Task goal: Write the material out again in full, word for word. Do not include the pictures.

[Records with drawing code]
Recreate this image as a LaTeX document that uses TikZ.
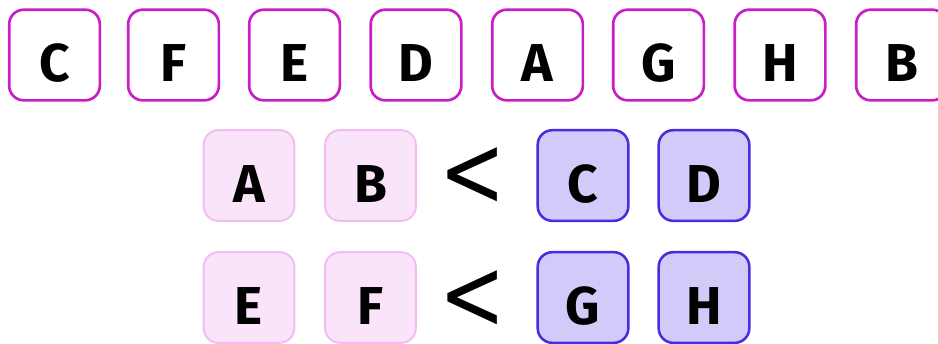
\documentclass[tikz,border=0pt]{standalone}
\usepackage{fontspec}
\setmainfont{Fira Sans}
\newfontfamily\symfont{DejaVu Sans}
\definecolor{topline}{HTML}{C81EC8}
\definecolor{pinkfill}{HTML}{FAE4FA}
\definecolor{pinkline}{HTML}{F2BDF2}
\definecolor{bluefill}{HTML}{D2CAF8}
\definecolor{blueline}{HTML}{4A2CE0}
\tikzset{
  letterbox/.style={rounded corners=11pt, minimum width=68pt, minimum height=68pt,
    inner sep=0pt, text height=40pt, text depth=0pt,
    font=\fontsize{40}{40}\selectfont\bfseries},
  topbox/.style={letterbox, draw=topline, line width=2pt, fill=white},
  pinkbox/.style={letterbox, draw=pinkline, line width=1.5pt, fill=pinkfill},
  bluebox/.style={letterbox, draw=blueline, line width=1.9pt, fill=bluefill},
  lessthan/.style={inner sep=0pt, font=\symfont\fontsize{76}{76}\selectfont}
}
\begin{document}
\begin{tikzpicture}[x=0.75pt,y=-0.75pt]
\useasboundingbox (0,0) rectangle (938,343);
% top row
\node[topbox] (t1) at (54.5,55) {C};
\node[topbox] (t2) at (173.5,55) {F};
\node[topbox] (t3) at (294.5,55) {E};
\node[topbox] (t4) at (416,55) {D};
\node[topbox] (t5) at (537.5,55) {A};
\node[topbox] (t6) at (658.5,55) {G};
\node[topbox] (t7) at (780,55) {H};
\node[topbox] (t8) at (901.5,55) {B};
% middle row
\node[pinkbox] (a) at (249,175.5) {A};
\node[pinkbox] (b) at (370.5,175.5) {B};
\node[lessthan] (lt1) at (472.5,177) {\scalebox{0.78}[1]{<}};
\node[bluebox] (c) at (583,175.5) {C};
\node[bluebox] (d) at (704,175.5) {D};
% bottom row
\node[pinkbox] (e) at (249,297.5) {E};
\node[pinkbox] (f) at (370.5,297.5) {F};
\node[lessthan] (lt2) at (472.5,300) {\scalebox{0.78}[1]{<}};
\node[bluebox] (g) at (583,297.5) {G};
\node[bluebox] (h) at (704,297.5) {H};
\end{tikzpicture}
\end{document}
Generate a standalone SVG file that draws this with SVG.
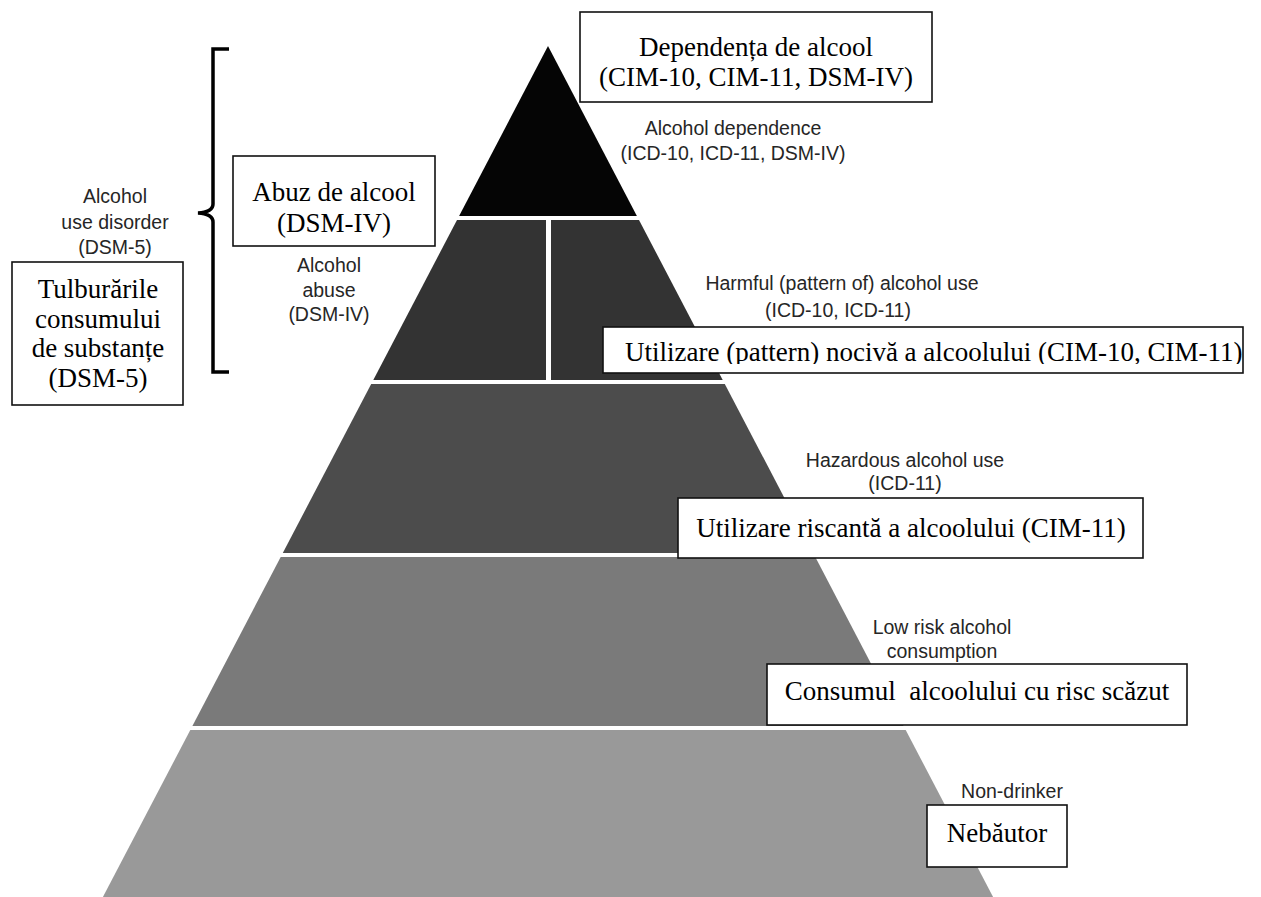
<svg xmlns="http://www.w3.org/2000/svg" width="1261" height="897" viewBox="0 0 1261 897">
<style>
.box{fill:#fff;stroke:#111;stroke-width:1.6}
.ro{font-family:"Liberation Serif","Times New Roman",serif;font-size:27px;fill:#000}
.en{font-family:"Liberation Sans",Arial,sans-serif;font-size:19.5px;fill:#262626}
.mid{text-anchor:middle}
.sep{fill:#fff}
</style>
<defs>
<clipPath id="clipPattern"><rect x="603" y="327" width="645" height="37"/></clipPath>
</defs>
<rect width="1261" height="897" fill="#fff"/>

<g id="tier-dependence"><polygon points="548,46 636.9,216 459.1,216" fill="#050505"/></g>
<g id="tier-harmful"><polygon points="457,220 639,220 722.7,380 373.3,380" fill="#333333"/>
<rect class="sep" x="546" y="220" width="5" height="160"/></g>
<g id="tier-hazardous"><polygon points="371.2,384 724.8,384 813.2,553 282.8,553" fill="#4c4c4c"/></g>
<g id="tier-lowrisk"><polygon points="280.7,557 815.3,557 903.6,726 192.4,726" fill="#7a7a7a"/></g>
<g id="tier-nondrinker"><polygon points="190.3,730 905.7,730 993.1,897 102.9,897" fill="#999999"/></g>

<g id="connectors">
<path d="M229,49 H213 V204 Q213,212 198,213 Q213,214 213,222 V372 H229" fill="none" stroke="#000" stroke-width="3.5"/>
</g>

<g id="node-dependenta">
<rect class="box" x="580" y="12" width="352" height="90"/>
<text class="ro mid" x="756" y="56">Dependența de alcool</text>
<text class="ro mid" x="756" y="86">(CIM-10, CIM-11, DSM-IV)</text>
</g>
<g id="label-dependence">
<text class="en mid" x="733" y="135">Alcohol dependence</text>
<text class="en mid" x="733" y="160">(ICD-10, ICD-11, DSM-IV)</text>
</g>

<g id="node-abuz">
<rect class="box" x="233" y="156" width="202" height="90"/>
<text class="ro mid" x="334" y="201">Abuz de alcool</text>
<text class="ro mid" x="334" y="232">(DSM-IV)</text>
</g>
<g id="label-abuse">
<text class="en mid" x="329" y="272">Alcohol</text>
<text class="en mid" x="329" y="297">abuse</text>
<text class="en mid" x="329" y="321">(DSM-IV)</text>
</g>

<g id="label-aud">
<text class="en mid" x="115" y="203">Alcohol</text>
<text class="en mid" x="115" y="229">use disorder</text>
<text class="en mid" x="115" y="254">(DSM-5)</text>
</g>
<g id="node-tulburari">
<rect class="box" x="12" y="262" width="171" height="143"/>
<text class="ro mid" x="98" y="298">Tulburările</text>
<text class="ro mid" x="98" y="328">consumului</text>
<text class="ro mid" x="98" y="357">de substanțe</text>
<text class="ro mid" x="98" y="387">(DSM-5)</text>
</g>

<g id="label-harmful">
<text class="en mid" x="842" y="290">Harmful (pattern of) alcohol use</text>
<text class="en mid" x="838" y="317">(ICD-10, ICD-11)</text>
</g>
<g id="node-nociva">
<rect class="box" x="603" y="327" width="640" height="46"/>
<text class="ro" x="625" y="361" clip-path="url(#clipPattern)">Utilizare (pattern) nocivă a alcoolului (CIM-10, CIM-11)</text>
</g>

<g id="label-hazardous">
<text class="en mid" x="905" y="467">Hazardous alcohol use</text>
<text class="en mid" x="905" y="490">(ICD-11)</text>
</g>
<g id="node-riscanta">
<rect class="box" x="678" y="498" width="465" height="60"/>
<text class="ro mid" x="911" y="537">Utilizare riscantă a alcoolului (CIM-11)</text>
</g>

<g id="label-lowrisk">
<text class="en mid" x="942" y="634">Low risk alcohol</text>
<text class="en mid" x="942" y="658">consumption</text>
</g>
<g id="node-consum">
<rect class="box" x="767" y="664" width="420" height="61"/>
<text class="ro mid" x="977" y="700" xml:space="preserve">Consumul  alcoolului cu risc scăzut</text>
</g>

<g id="label-nondrinker">
<text class="en mid" x="1012" y="798">Non-drinker</text>
</g>
<g id="node-nebautor">
<rect class="box" x="927" y="805" width="140" height="62"/>
<text class="ro mid" x="997" y="842">Nebăutor</text>
</g>
</svg>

Task response:
Recreate this image as a LaTeX document that uses TikZ.
\documentclass[tikz,border=0pt]{standalone}
\usepackage{fontspec}
\setmainfont{Fira Sans}
\newfontfamily\symfont{DejaVu Sans}
\definecolor{topline}{HTML}{C81EC8}
\definecolor{pinkfill}{HTML}{FAE4FA}
\definecolor{pinkline}{HTML}{F2BDF2}
\definecolor{bluefill}{HTML}{D2CAF8}
\definecolor{blueline}{HTML}{4A2CE0}
\tikzset{
  letterbox/.style={rounded corners=11pt, minimum width=68pt, minimum height=68pt,
    inner sep=0pt, text height=40pt, text depth=0pt,
    font=\fontsize{40}{40}\selectfont\bfseries},
  topbox/.style={letterbox, draw=topline, line width=2pt, fill=white},
  pinkbox/.style={letterbox, draw=pinkline, line width=1.5pt, fill=pinkfill},
  bluebox/.style={letterbox, draw=blueline, line width=1.9pt, fill=bluefill},
  lessthan/.style={inner sep=0pt, font=\symfont\fontsize{76}{76}\selectfont}
}
\begin{document}
\begin{tikzpicture}[x=0.75pt,y=-0.75pt]
\useasboundingbox (0,0) rectangle (938,343);
% top row
\node[topbox] (t1) at (54.5,55) {C};
\node[topbox] (t2) at (173.5,55) {F};
\node[topbox] (t3) at (294.5,55) {E};
\node[topbox] (t4) at (416,55) {D};
\node[topbox] (t5) at (537.5,55) {A};
\node[topbox] (t6) at (658.5,55) {G};
\node[topbox] (t7) at (780,55) {H};
\node[topbox] (t8) at (901.5,55) {B};
% middle row
\node[pinkbox] (a) at (249,175.5) {A};
\node[pinkbox] (b) at (370.5,175.5) {B};
\node[lessthan] (lt1) at (472.5,177) {\scalebox{0.78}[1]{<}};
\node[bluebox] (c) at (583,175.5) {C};
\node[bluebox] (d) at (704,175.5) {D};
% bottom row
\node[pinkbox] (e) at (249,297.5) {E};
\node[pinkbox] (f) at (370.5,297.5) {F};
\node[lessthan] (lt2) at (472.5,300) {\scalebox{0.78}[1]{<}};
\node[bluebox] (g) at (583,297.5) {G};
\node[bluebox] (h) at (704,297.5) {H};
\end{tikzpicture}
\end{document}
Generate a standalone SVG file that draws this with SVG.
<svg xmlns="http://www.w3.org/2000/svg" width="1261" height="897" viewBox="0 0 1261 897">
<style>
.box{fill:#fff;stroke:#111;stroke-width:1.6}
.ro{font-family:"Liberation Serif","Times New Roman",serif;font-size:27px;fill:#000}
.en{font-family:"Liberation Sans",Arial,sans-serif;font-size:19.5px;fill:#262626}
.mid{text-anchor:middle}
.sep{fill:#fff}
</style>
<defs>
<clipPath id="clipPattern"><rect x="603" y="327" width="645" height="37"/></clipPath>
</defs>
<rect width="1261" height="897" fill="#fff"/>

<g id="tier-dependence"><polygon points="548,46 636.9,216 459.1,216" fill="#050505"/></g>
<g id="tier-harmful"><polygon points="457,220 639,220 722.7,380 373.3,380" fill="#333333"/>
<rect class="sep" x="546" y="220" width="5" height="160"/></g>
<g id="tier-hazardous"><polygon points="371.2,384 724.8,384 813.2,553 282.8,553" fill="#4c4c4c"/></g>
<g id="tier-lowrisk"><polygon points="280.7,557 815.3,557 903.6,726 192.4,726" fill="#7a7a7a"/></g>
<g id="tier-nondrinker"><polygon points="190.3,730 905.7,730 993.1,897 102.9,897" fill="#999999"/></g>

<g id="connectors">
<path d="M229,49 H213 V204 Q213,212 198,213 Q213,214 213,222 V372 H229" fill="none" stroke="#000" stroke-width="3.5"/>
</g>

<g id="node-dependenta">
<rect class="box" x="580" y="12" width="352" height="90"/>
<text class="ro mid" x="756" y="56">Dependența de alcool</text>
<text class="ro mid" x="756" y="86">(CIM-10, CIM-11, DSM-IV)</text>
</g>
<g id="label-dependence">
<text class="en mid" x="733" y="135">Alcohol dependence</text>
<text class="en mid" x="733" y="160">(ICD-10, ICD-11, DSM-IV)</text>
</g>

<g id="node-abuz">
<rect class="box" x="233" y="156" width="202" height="90"/>
<text class="ro mid" x="334" y="201">Abuz de alcool</text>
<text class="ro mid" x="334" y="232">(DSM-IV)</text>
</g>
<g id="label-abuse">
<text class="en mid" x="329" y="272">Alcohol</text>
<text class="en mid" x="329" y="297">abuse</text>
<text class="en mid" x="329" y="321">(DSM-IV)</text>
</g>

<g id="label-aud">
<text class="en mid" x="115" y="203">Alcohol</text>
<text class="en mid" x="115" y="229">use disorder</text>
<text class="en mid" x="115" y="254">(DSM-5)</text>
</g>
<g id="node-tulburari">
<rect class="box" x="12" y="262" width="171" height="143"/>
<text class="ro mid" x="98" y="298">Tulburările</text>
<text class="ro mid" x="98" y="328">consumului</text>
<text class="ro mid" x="98" y="357">de substanțe</text>
<text class="ro mid" x="98" y="387">(DSM-5)</text>
</g>

<g id="label-harmful">
<text class="en mid" x="842" y="290">Harmful (pattern of) alcohol use</text>
<text class="en mid" x="838" y="317">(ICD-10, ICD-11)</text>
</g>
<g id="node-nociva">
<rect class="box" x="603" y="327" width="640" height="46"/>
<text class="ro" x="625" y="361" clip-path="url(#clipPattern)">Utilizare (pattern) nocivă a alcoolului (CIM-10, CIM-11)</text>
</g>

<g id="label-hazardous">
<text class="en mid" x="905" y="467">Hazardous alcohol use</text>
<text class="en mid" x="905" y="490">(ICD-11)</text>
</g>
<g id="node-riscanta">
<rect class="box" x="678" y="498" width="465" height="60"/>
<text class="ro mid" x="911" y="537">Utilizare riscantă a alcoolului (CIM-11)</text>
</g>

<g id="label-lowrisk">
<text class="en mid" x="942" y="634">Low risk alcohol</text>
<text class="en mid" x="942" y="658">consumption</text>
</g>
<g id="node-consum">
<rect class="box" x="767" y="664" width="420" height="61"/>
<text class="ro mid" x="977" y="700" xml:space="preserve">Consumul  alcoolului cu risc scăzut</text>
</g>

<g id="label-nondrinker">
<text class="en mid" x="1012" y="798">Non-drinker</text>
</g>
<g id="node-nebautor">
<rect class="box" x="927" y="805" width="140" height="62"/>
<text class="ro mid" x="997" y="842">Nebăutor</text>
</g>
</svg>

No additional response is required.